Recorded information:

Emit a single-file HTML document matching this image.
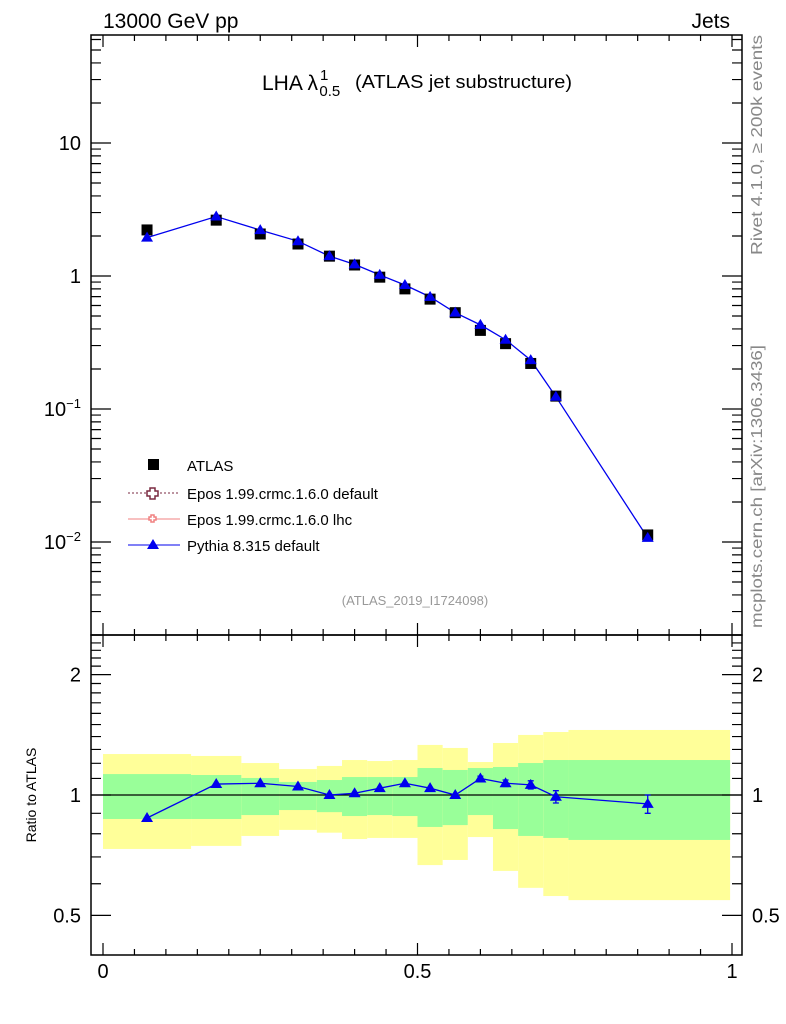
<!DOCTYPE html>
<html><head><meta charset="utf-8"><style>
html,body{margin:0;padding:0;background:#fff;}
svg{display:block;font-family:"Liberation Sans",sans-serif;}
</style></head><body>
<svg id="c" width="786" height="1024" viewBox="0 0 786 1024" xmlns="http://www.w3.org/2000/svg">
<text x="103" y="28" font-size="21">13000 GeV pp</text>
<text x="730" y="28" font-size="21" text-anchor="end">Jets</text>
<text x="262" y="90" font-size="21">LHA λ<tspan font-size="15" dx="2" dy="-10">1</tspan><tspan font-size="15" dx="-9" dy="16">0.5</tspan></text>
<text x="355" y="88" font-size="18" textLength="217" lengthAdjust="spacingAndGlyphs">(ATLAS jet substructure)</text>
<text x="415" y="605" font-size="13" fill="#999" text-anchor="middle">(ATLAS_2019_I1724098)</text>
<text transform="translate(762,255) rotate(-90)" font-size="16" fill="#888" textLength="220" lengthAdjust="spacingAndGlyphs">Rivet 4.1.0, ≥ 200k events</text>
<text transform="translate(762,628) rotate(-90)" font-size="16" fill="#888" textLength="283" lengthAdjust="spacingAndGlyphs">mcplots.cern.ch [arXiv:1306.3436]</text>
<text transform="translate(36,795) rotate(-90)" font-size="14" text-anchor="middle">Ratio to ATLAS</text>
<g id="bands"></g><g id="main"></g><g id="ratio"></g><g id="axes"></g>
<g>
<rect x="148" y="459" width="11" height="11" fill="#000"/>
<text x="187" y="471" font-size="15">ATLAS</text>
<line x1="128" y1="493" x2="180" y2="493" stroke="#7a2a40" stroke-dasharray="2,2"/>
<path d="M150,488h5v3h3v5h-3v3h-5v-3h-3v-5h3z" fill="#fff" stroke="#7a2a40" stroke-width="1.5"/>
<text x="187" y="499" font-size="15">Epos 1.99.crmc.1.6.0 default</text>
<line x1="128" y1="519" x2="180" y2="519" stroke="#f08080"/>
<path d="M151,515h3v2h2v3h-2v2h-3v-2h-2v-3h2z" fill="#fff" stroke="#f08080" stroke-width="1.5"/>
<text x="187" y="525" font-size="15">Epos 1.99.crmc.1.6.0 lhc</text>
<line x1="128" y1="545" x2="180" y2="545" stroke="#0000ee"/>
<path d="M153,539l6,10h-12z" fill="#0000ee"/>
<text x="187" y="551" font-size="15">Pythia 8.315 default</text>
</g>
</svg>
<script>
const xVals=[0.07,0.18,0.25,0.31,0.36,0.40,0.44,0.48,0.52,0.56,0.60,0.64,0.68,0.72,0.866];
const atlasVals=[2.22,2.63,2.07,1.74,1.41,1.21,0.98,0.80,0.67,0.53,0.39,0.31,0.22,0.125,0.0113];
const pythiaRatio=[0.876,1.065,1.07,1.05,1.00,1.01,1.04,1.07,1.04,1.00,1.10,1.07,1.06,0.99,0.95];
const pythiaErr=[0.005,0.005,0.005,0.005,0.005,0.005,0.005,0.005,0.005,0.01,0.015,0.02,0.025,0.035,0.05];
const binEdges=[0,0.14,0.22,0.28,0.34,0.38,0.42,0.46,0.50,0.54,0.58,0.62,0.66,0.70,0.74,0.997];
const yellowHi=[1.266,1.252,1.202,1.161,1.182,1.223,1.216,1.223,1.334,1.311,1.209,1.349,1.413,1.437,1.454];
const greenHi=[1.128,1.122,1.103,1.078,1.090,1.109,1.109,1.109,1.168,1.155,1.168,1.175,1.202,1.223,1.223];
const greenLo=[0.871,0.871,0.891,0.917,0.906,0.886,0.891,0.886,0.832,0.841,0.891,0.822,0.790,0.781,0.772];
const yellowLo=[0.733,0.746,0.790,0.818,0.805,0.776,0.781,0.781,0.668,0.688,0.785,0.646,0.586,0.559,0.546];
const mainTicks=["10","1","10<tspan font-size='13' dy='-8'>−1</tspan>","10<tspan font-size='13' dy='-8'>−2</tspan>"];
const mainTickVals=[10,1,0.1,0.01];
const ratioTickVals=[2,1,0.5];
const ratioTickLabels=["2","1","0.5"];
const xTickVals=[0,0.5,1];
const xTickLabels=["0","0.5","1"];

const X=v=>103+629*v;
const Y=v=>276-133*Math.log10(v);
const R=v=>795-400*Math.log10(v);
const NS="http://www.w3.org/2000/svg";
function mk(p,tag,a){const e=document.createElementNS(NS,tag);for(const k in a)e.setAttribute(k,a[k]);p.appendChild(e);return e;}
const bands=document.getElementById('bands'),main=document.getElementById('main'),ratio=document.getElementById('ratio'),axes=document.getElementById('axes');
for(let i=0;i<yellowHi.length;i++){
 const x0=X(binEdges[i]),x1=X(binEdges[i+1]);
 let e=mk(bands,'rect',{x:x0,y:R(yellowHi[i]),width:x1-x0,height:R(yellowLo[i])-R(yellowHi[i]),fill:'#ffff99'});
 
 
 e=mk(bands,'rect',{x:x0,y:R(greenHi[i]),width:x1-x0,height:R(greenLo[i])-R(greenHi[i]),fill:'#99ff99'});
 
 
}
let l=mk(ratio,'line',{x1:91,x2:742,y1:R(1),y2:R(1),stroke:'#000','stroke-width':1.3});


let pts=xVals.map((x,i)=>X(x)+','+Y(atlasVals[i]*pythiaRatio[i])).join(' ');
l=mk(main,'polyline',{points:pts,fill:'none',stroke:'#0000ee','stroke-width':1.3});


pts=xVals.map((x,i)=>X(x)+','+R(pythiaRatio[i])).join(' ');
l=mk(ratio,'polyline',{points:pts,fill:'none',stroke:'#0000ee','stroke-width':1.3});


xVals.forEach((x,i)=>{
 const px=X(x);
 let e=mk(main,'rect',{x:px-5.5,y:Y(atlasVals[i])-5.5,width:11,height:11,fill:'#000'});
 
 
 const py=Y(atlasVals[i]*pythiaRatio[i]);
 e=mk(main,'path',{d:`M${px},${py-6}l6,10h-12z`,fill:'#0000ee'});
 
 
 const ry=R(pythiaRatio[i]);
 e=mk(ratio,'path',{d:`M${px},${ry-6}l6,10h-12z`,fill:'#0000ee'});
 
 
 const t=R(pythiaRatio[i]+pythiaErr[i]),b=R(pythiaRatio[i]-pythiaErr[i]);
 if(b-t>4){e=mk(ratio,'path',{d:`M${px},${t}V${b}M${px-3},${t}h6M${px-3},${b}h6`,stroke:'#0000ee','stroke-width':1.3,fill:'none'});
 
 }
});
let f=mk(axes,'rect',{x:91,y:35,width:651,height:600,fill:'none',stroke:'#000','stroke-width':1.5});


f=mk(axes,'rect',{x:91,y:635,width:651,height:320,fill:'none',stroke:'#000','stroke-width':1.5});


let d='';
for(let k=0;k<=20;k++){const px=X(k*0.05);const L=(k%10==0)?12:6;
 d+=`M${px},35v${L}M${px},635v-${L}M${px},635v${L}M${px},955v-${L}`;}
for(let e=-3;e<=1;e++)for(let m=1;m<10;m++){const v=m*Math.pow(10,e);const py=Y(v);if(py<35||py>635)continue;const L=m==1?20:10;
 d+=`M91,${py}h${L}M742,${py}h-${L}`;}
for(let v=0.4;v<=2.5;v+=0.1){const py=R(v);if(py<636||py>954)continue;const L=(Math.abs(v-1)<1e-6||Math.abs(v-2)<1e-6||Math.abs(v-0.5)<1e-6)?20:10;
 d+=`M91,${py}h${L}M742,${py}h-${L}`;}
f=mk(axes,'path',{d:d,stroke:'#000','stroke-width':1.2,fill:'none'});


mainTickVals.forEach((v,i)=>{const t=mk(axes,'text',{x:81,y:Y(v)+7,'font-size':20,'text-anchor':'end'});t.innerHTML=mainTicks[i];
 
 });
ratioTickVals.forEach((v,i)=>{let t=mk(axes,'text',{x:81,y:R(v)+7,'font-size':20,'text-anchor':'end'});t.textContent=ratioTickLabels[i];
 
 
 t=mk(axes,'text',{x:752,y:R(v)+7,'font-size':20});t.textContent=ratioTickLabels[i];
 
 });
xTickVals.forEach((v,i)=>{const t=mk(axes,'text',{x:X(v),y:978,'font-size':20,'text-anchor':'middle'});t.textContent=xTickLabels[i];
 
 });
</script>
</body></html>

---

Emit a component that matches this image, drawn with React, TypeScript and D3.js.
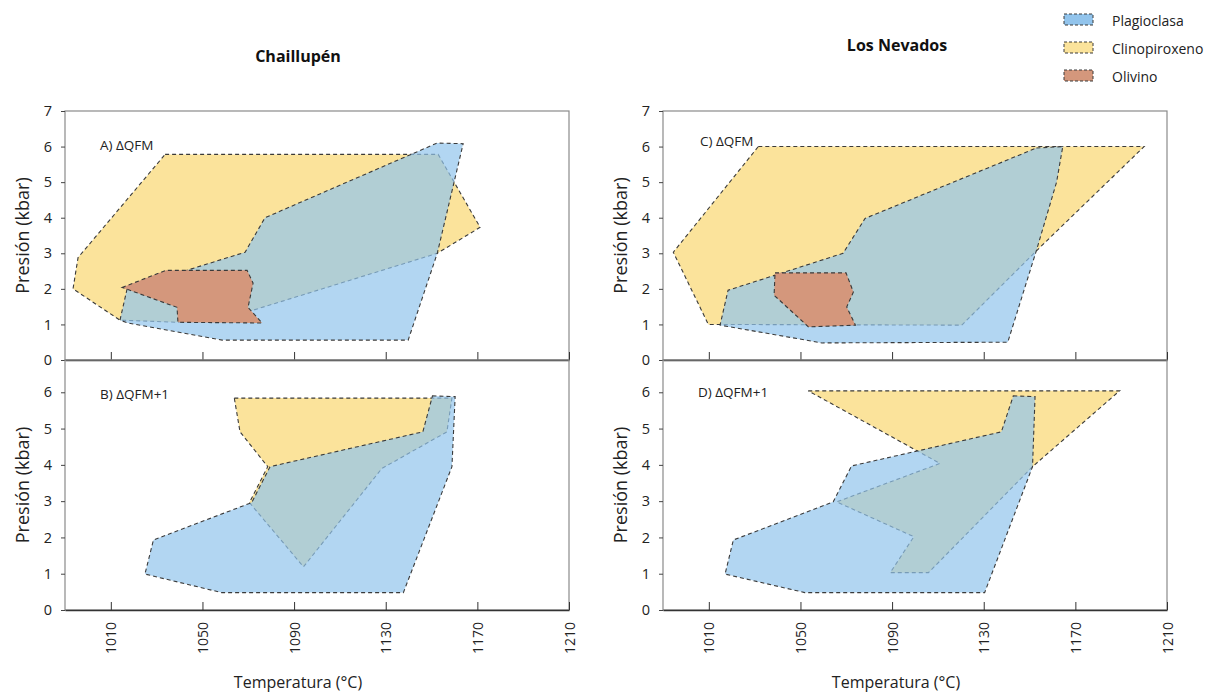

What is being asked: Using the entries above, find all lines with "document". Copy them.

Full output:
Emit a single-file HTML document matching this image.
function mk(p,tag,a){const e=document.createElementNS(NS,tag);for(const k in a)e.setAttribute(k,a[k]);p.appendChild(e);return e;}
const bands=document.getElementById('bands'),main=document.getElementById('main'),ratio=document.getElementById('ratio'),axes=document.getElementById('axes');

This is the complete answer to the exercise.